In 2016, the United Kingdom voted to leave the European Union, with 52% voting leave and 48% voting remain. Whether they manage to strike a trade deal with the EU or not, it will have a devastating effect on their economy. Even arch-Brexiteer, Jacob Rees-Mogg has admitted it could take fifty years before the UK sees any economic benefit from leaving. Why should Americans be concerned with the outcome of the Brexit vote? Because it was set as a popular vote in what is a federation of relatively sovereign states, just like the US. Northern Ireland, one of those states, voted to remain by a margin of 11.6%. Scotland voted to remain by a margin of 24%. However, because England has a larger population than all the other states in the UK combined, their leave vote carried the referendum. As such, two states with drastically different economies, histories, cultures, and identities, have been compelled by popular vote to take an action that will devastate them economically, against their will.

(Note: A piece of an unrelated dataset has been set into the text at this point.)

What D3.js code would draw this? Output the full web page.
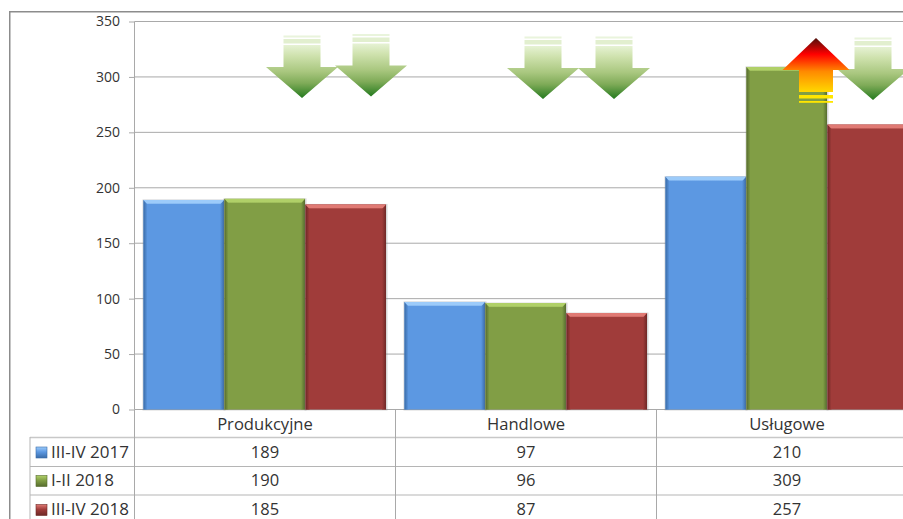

Northern Ireland has a troubled history and an unsettled society. According to their 2011 census, Northern Irish Protestants, who make up 48% of the population, identify as British, while Northern Irish Catholics, who make up 45% of the population, identify as Irish. Most of those Northern Irish Catholics would prefer if Northern Ireland were a part of the Republic of Ireland rather than the UK; these would politically identify as Irish Nationalists. This impulse was the driving factor behind the thirty years of guerrilla warfare waged in Northern Ireland from roughly 1969 until the Good Friday Peace Agreement was signed in 1998. Sporadic violence has continued to plague Northern Ireland even since. As Northern Ireland shares the island of Ireland with the Republic, they rely heavily on trade with the Republic. Northern Ireland’s economy is less well developed than England’s, and they rely heavily on subsidies from the British government. Leaving the EU will disrupt Northern Ireland’s trade with the EU and crucially with the Republic of Ireland. This impact on an already struggling economy could provide the impetus for those British-identifying Northern Irish to agree to the reunification of Ireland. Sinn Féin, Northern Ireland’s leading nationalist party, have already called for a referendum on leaving the UK and reunifying with the Republic of Ireland. They hope to hold such a referendum within the next five years. The threat to the union of the United Kingdom as a result of the Brexit popular vote is very real.
Scotland pose an even greater threat to the union, having already held a referendum on independence in 2014, which failed by a margin of 9.6%. Having opposed leaving the EU by a large margin, the economic impact of Brexit will likely convince many who voted against forming an independent Scottish state to reconsider. A recent YouGov poll found that 51% now support Scottish independence. Once the actual impact of Brexit is felt, after the transition period which ends on December 31st, 2020, that margin will likely increase.
In any large federation like the UK or the US, one must seriously consider the plurality and diversity of the constituent states within the federation. Just as Northern Ireland has a different demographic make-up, culture, economy, and history to England, so too is Texas drastically different to California. Were the US to abolish the electoral college, presidential candidates could win election by winning only the coastal states. As the president oversees international trade policy, this could pose a serious threat to the union. The economies of the coastal states rely heavily on technology goods and services as well as financial services, while central states rely more on agriculture and other primary sector businesses such as oil harvesting. If the president wished to appease his coastal voters, he could, for example, strike a trade deal with Brazil to remove tariffs on imports of Brazilian agricultural goods in exchange for Brazil removing tariffs on imports of American technology and financial goods and services. The coastal economies would benefit while the economies of the central states would suffer. Now, why would the central states wish to remain in a union that doesn’t represent their interests? Would they not follow Scotland’s example and make moves towards seceding? While the secessionist Republic of Texas and Texas Nationalist movements were not widely supported, the people of Texas did not have sufficient incentive to support them. If the electoral college were to be abolished, and the interests of red states were to be ignored, there would be more than enough incentive for freedom-loving Republicans to seek to form their own Republic.